Last, but just as important, I am re-upping and in many cases increasing grants I make to grassroots organizing efforts, both personally and through my family foundation. While giving to address the immediate crisis is important, we can’t do so at the expense of groups that are working for structural change that will build a more equitable future. In fact, the current moment may be the opportunity of our lifetime to catalyze transformative change. Grassroots organizing will be the engine of that change and individual donors will need to invest to sustain that work. Institutional funders have never adequately resourced organizing work and it is inevitable that, in the wake of dwindling endowments, their funding will further contract. 

It’s time for the donor class to blow the doors off our cautious and measured planning and strategizing about how much to give, to whom and for what. Let’s do a little less reflection and take a lot more action.

What sets this crisis apart from others we have faced in our lifetimes is that the 1% can’t buy their way to immunity. That leaves people like me feeling personal vulnerability in a way that I am not used to. And yes, that makes me anxious. I live in Seattle, very close to where the outbreak originated in the US, with my partner who has respiratory issues and our two young kids. The rest of my family, including my 89-year-old dad in frail health, lives in the Bay Area, another early epicenter. I already know people who have loved ones who have died from COVID, and it’s only a matter of time before this virus finds its way into my inner circle.

I am struck by how new it is for me to feel the immediacy of danger in this moment, when so many have lived with it as a constant for so long. Those of us with money have a responsibility to lean into this moment, channeling its urgency into radicalizing our own giving and urging others to follow suit.

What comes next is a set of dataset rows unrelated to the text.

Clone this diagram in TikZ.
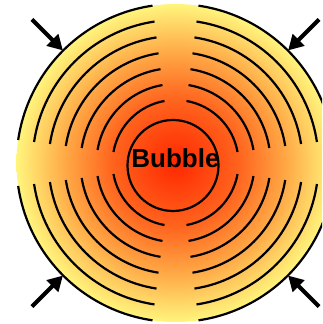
\documentclass[tikz,border=0pt]{standalone}
\usepackage{fontspec}
\usepackage{xcolor}
\usetikzlibrary{arrows.meta,calc}
\newfontfamily\bubblefont{Liberation Sans}
\definecolor{bubblecore}{RGB}{255,40,0}
\definecolor{bubblehot}{RGB}{255,100,30}
\definecolor{bubblewarm}{RGB}{255,170,70}
\definecolor{bubbleedge}{RGB}{255,245,125}
\pgfdeclareradialshading{bubbleglow}{\pgfpointorigin}{color(0bp)=(bubblecore); color(10bp)=(bubblehot); color(17.5bp)=(bubblewarm); color(25bp)=(bubbleedge); color(50bp)=(bubbleedge)}
\tikzset{
  ringline/.style={line width=2.2pt},
  pusharrow/.style={-{Triangle[length=15pt,width=16pt]}, line width=4pt}
}

\begin{document}
\begin{tikzpicture}[x=1pt, y=1pt]
    \useasboundingbox (0,0) rectangle (322,324);
    \clip (0,0) rectangle (322,324);
    \node[circle, minimum size=318pt, inner sep=0pt, shading=bubbleglow] (drop) at (175.5,161) {};

    % rings, broken on the axes
    \foreach \r in {63,79,...,159} {
        \pgfmathsetmacro\gap{asin((11+0.125*(\r-63))/\r)}
        \foreach \q in {0,90,180,270}
            \draw[ringline] ($(drop.center)+(\q+\gap:\r)$) arc[start angle=\q+\gap, end angle=\q+90-\gap, radius=\r];
    }

    \node[circle, draw, line width=2.2pt, minimum size=91pt, inner sep=0pt] (bubble) at (173,158.5) {};
    \node[font=\bubblefont\bfseries\fontsize{26}{30}\selectfont] (bubblelabel) at (175.5,166) {Bubble};

    \coordinate (tailnw) at ($(drop.center)+(135:203)$);
    \coordinate (tailne) at ($(drop.center)+(45:203)$);
    \coordinate (tailsw) at ($(drop.center)+(225:203)$);
    \coordinate (tailse) at ($(drop.center)+(315:203)$);
    \draw[pusharrow] (tailnw) -- (drop.135);
    \draw[pusharrow] (tailne) -- (drop.45);
    \draw[pusharrow] (tailsw) -- (drop.225);
    \draw[pusharrow] (tailse) -- (drop.315);
\end{tikzpicture}
\end{document}
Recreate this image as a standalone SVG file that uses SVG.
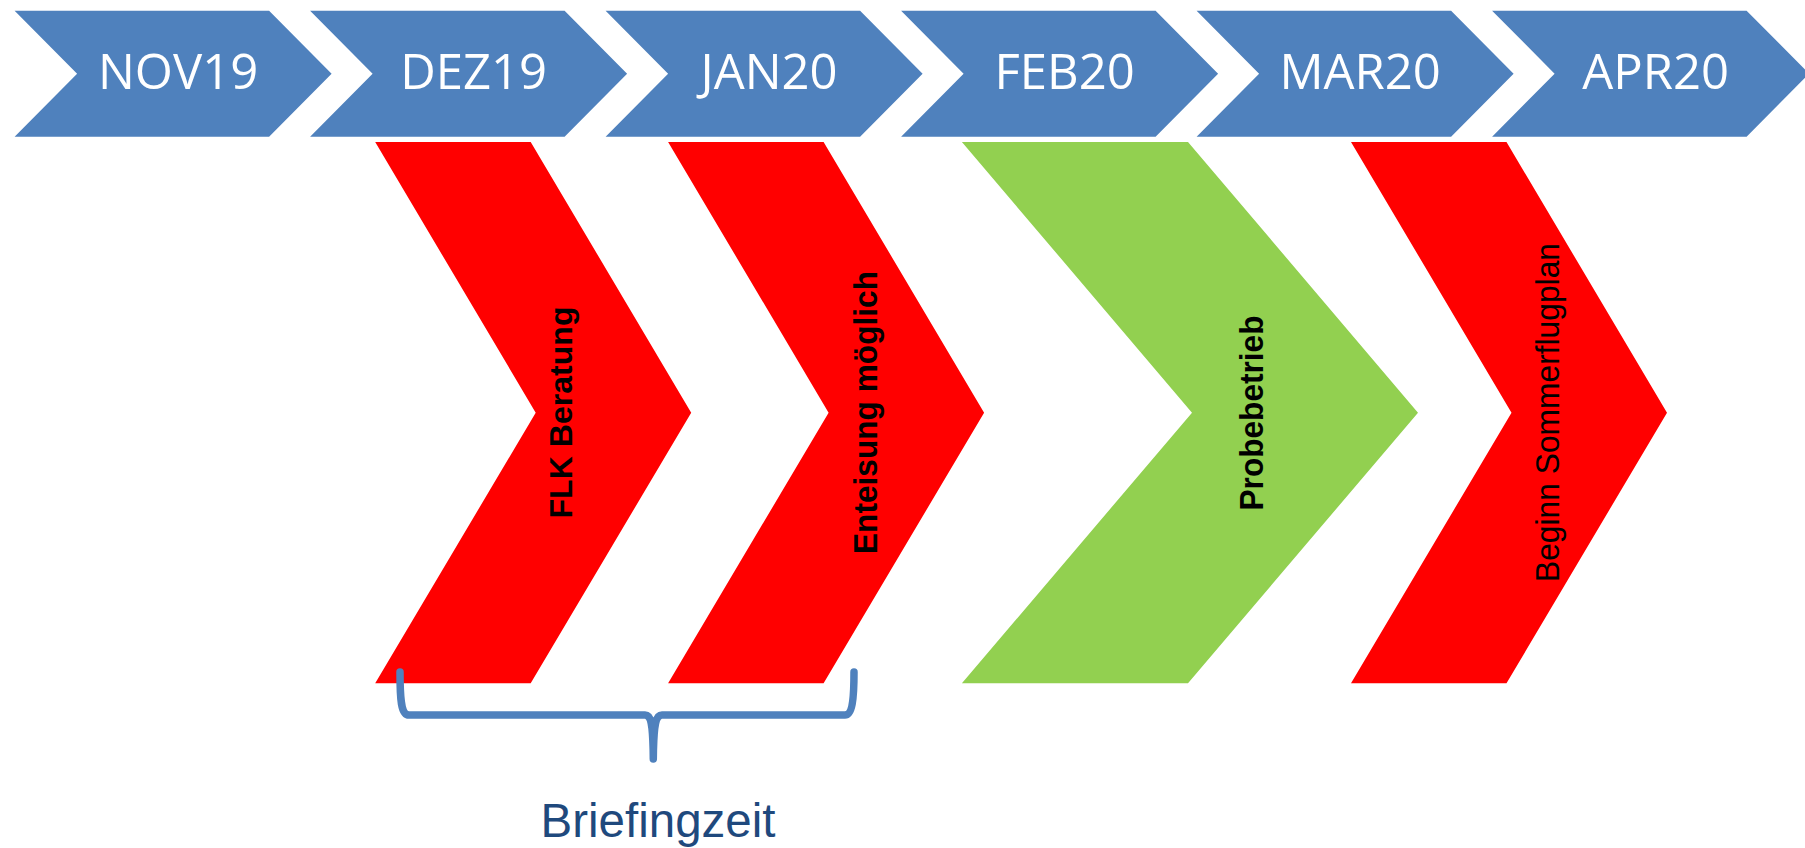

Personally, I’ve found that a side-benefit of doing so is that it’s a damn effective antidote to the anxiety I feel about COVID-19. Giving money and supporting the community literally calms the tightness in my chest and stops cortisol from racing through my body.

We must distance, but do not need to isolate. Everyone has a role to play in this moment and those of us with class privilege must do our part by making sure the scale of our giving meets the scale of the need. Hoarding money in this moment is as unconscionable as hoarding surgical masks.